The interaction between GLP-1 and DPP-4 is that DPP-4 inactivates GLP-1 within minutes. Saxagliptin, a DPP-4 inhibitor, slows the inactivation of GLP-1, increasing its bloodstream concentrations and enhancing its effects, including:

• Increasing glucose-dependent insulin secretion
• Lowering glucagon secretion
• Reducing hepatic glucose production 2

From the Research

GLP1 and DPP4 Interaction

• GLP-1 is an incretin hormone that stimulates insulin secretion, increases beta cell neogenesis, inhibits beta cell apoptosis, inhibits glucagon secretion, delays gastric emptying, and induces satiety 3.
• GLP-1 is rapidly inactivated by the dipeptidyl peptidase-4 (DPP-4) enzyme, resulting in a short circulating half-life of the active form of GLP-1 (< 2 min) 3.
• Two strategies have been employed to overcome this obstacle: using GLP-1 receptor agonists with a prolonged half-life due to reduced degradation by DPP-4, and inhibiting the enzyme DPP-4 to prolong the half-life of endogenously released active GLP-1 3, 4.

DPP4 Inhibition and GLP1 Levels

• DPP-4 inhibition increases levels of active GLP-1, which enhances insulin secretion and diminishes glucagon secretion, reducing glucose concentrations in blood 4.
• GLP-1 analogues, such as exenatide and liraglutide, have been shown to reduce HbA1c levels and weight in type 2 diabetic patients when combined with insulin 5.
• DPP-4 inhibitors, such as sitagliptin, saxagliptin, and vildagliptin, have also been shown to reduce HbA1c levels and have no significant effect on weight 5.

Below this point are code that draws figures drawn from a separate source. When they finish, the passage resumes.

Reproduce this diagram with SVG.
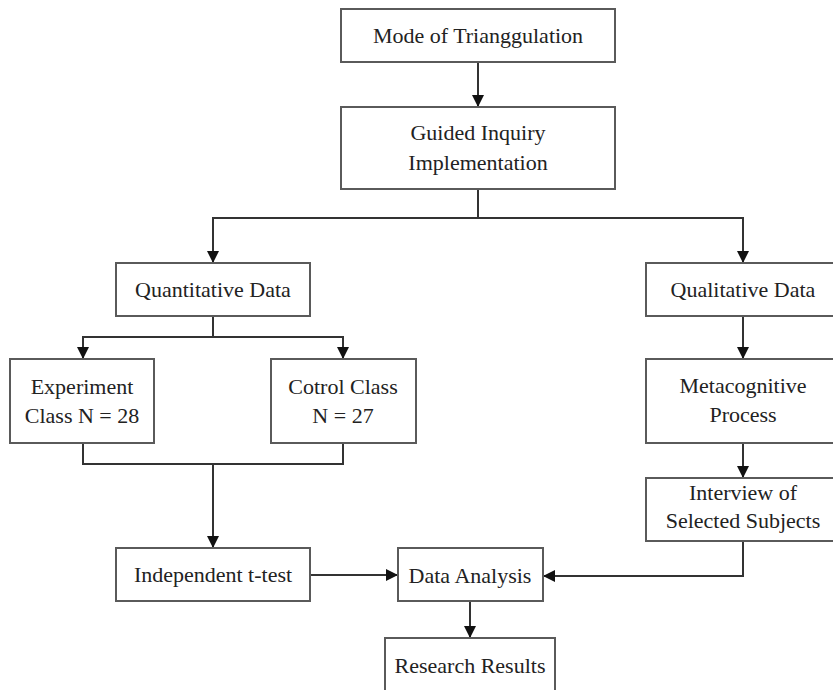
<svg xmlns="http://www.w3.org/2000/svg" width="833" height="690" viewBox="0 0 833 690">
<style>
.box{fill:#fff;stroke:#5a5a5a;stroke-width:2}
.t{font-family:'Liberation Serif','DejaVu Serif',serif;font-size:22px;fill:#222;text-anchor:middle}
.c{fill:none;stroke:#333;stroke-width:2}
</style>
<defs>
<marker id="ah" viewBox="0 0 12 12" refX="12" refY="6" markerWidth="12" markerHeight="12" markerUnits="userSpaceOnUse" orient="auto">
<path d="M0,0 L12,6 L0,12 Z" fill="#111"/>
</marker>
</defs>
<rect width="833" height="690" fill="#fff"/>
<g id="connectors">
<path class="c" d="M478,62 V107" marker-end="url(#ah)"/>
<path class="c" d="M478,189 V218 H213 V263" marker-end="url(#ah)"/>
<path class="c" d="M478,218 H743 V263" marker-end="url(#ah)"/>
<path class="c" d="M213,316 V337 H83 V359" marker-end="url(#ah)"/>
<path class="c" d="M213,337 H343 V359" marker-end="url(#ah)"/>
<path class="c" d="M83,443 V464 H343 V443"/>
<path class="c" d="M213,464 V548" marker-end="url(#ah)"/>
<path class="c" d="M743,316 V359" marker-end="url(#ah)"/>
<path class="c" d="M743,443 V478" marker-end="url(#ah)"/>
<path class="c" d="M743,541 V576 H543" marker-end="url(#ah)"/>
<path class="c" d="M310,575 H398" marker-end="url(#ah)"/>
<path class="c" d="M470,601 V638" marker-end="url(#ah)"/>
</g>
<g id="mode"><rect class="box" x="341" y="9" width="274" height="53"/><text class="t" x="478" y="43" font-family="Liberation Serif, serif">Mode of Trianggulation</text></g>
<g id="guided"><rect class="box" x="341" y="107" width="274" height="82"/><text class="t" x="478" y="140">Guided Inquiry</text><text class="t" x="478" y="170">Implementation</text></g>
<g id="quantitative"><rect class="box" x="116" y="263" width="194" height="53"/><text class="t" x="213" y="297">Quantitative Data</text></g>
<g id="qualitative"><rect class="box" x="646" y="263" width="194" height="53"/><text class="t" x="743" y="297">Qualitative Data</text></g>
<g id="experiment"><rect class="box" x="10" y="359" width="144" height="84"/><text class="t" x="82" y="394">Experiment</text><text class="t" x="82" y="423">Class N = 28</text></g>
<g id="control"><rect class="box" x="271" y="359" width="145" height="84"/><text class="t" x="343" y="394">Cotrol Class</text><text class="t" x="343" y="423">N = 27</text></g>
<g id="metacognitive"><rect class="box" x="646" y="359" width="194" height="84"/><text class="t" x="743" y="393">Metacognitive</text><text class="t" x="743" y="422">Process</text></g>
<g id="interview"><rect class="box" x="646" y="478" width="194" height="63"/><text class="t" x="743" y="500">Interview of</text><text class="t" x="743" y="528">Selected Subjects</text></g>
<g id="ttest"><rect class="box" x="116" y="548" width="194" height="53"/><text class="t" x="213" y="582">Independent t-test</text></g>
<g id="analysis"><rect class="box" x="398" y="548" width="145" height="53"/><text class="t" x="470" y="583">Data Analysis</text></g>
<g id="results"><rect class="box" x="385" y="638" width="170" height="60"/><text class="t" x="470" y="673">Research Results</text></g>
</svg>
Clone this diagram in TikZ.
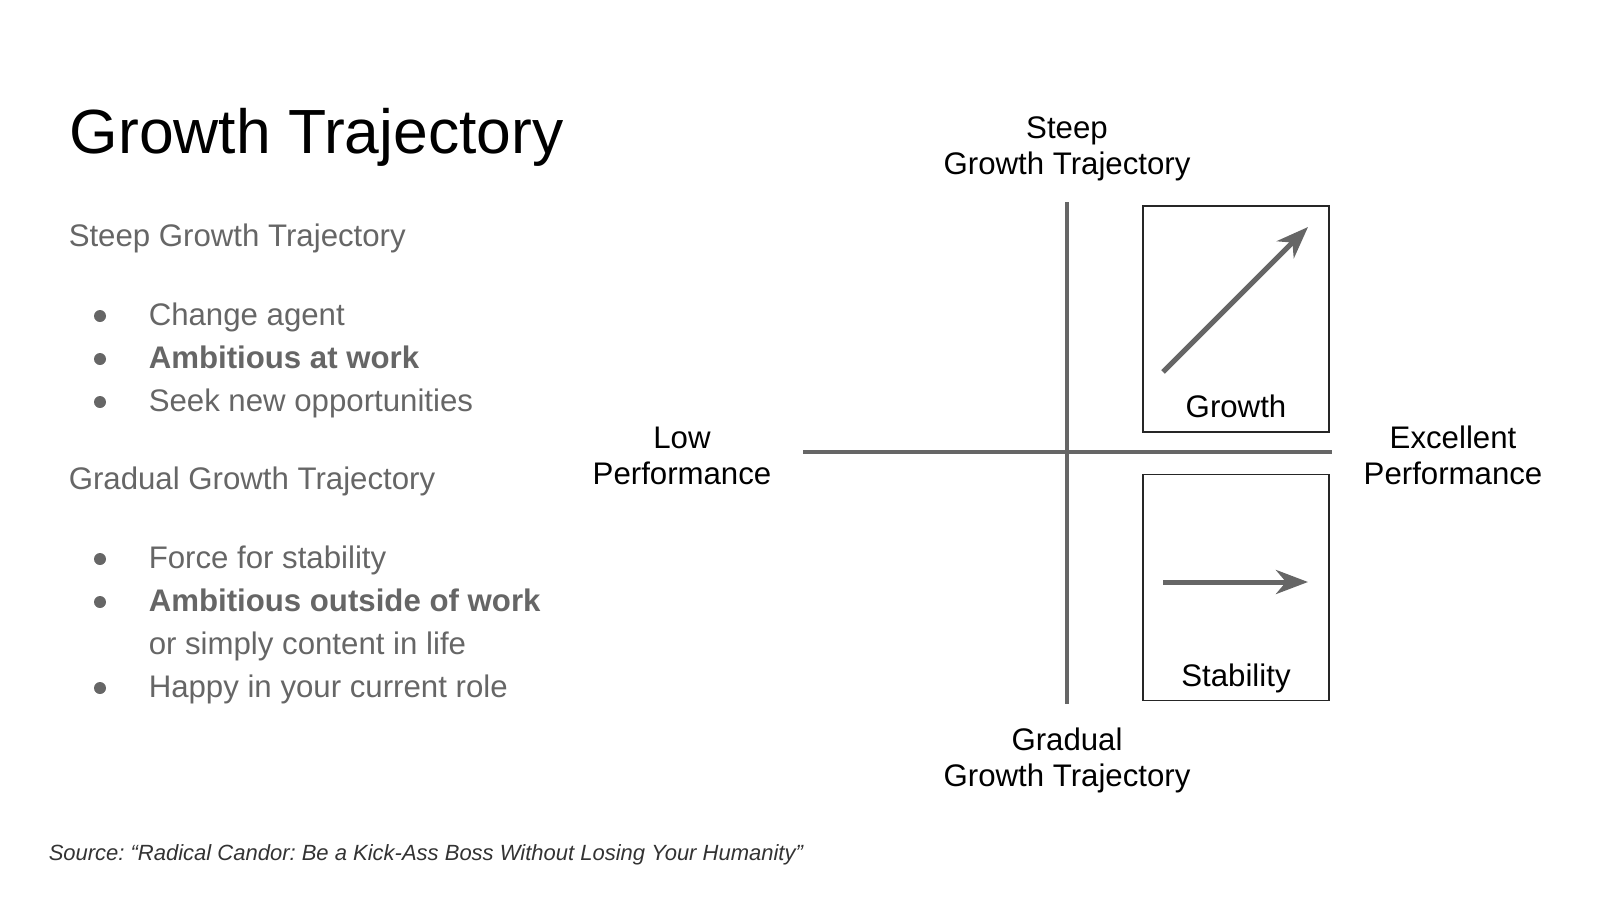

Association between GLP1 and DPP4

• Studies have found a significant positive correlation between GLP-1 and DPP-4 levels in newly diagnosed type 2 diabetic patients and controls 6.
• GLP-1 levels were found to be significantly higher in controls than in impaired glucose tolerant and newly diagnosed type 2 diabetic patients, while DPP-4 concentrations were significantly lower in newly diagnosed type 2 diabetic patients compared to controls and impaired glucose tolerant patients 6.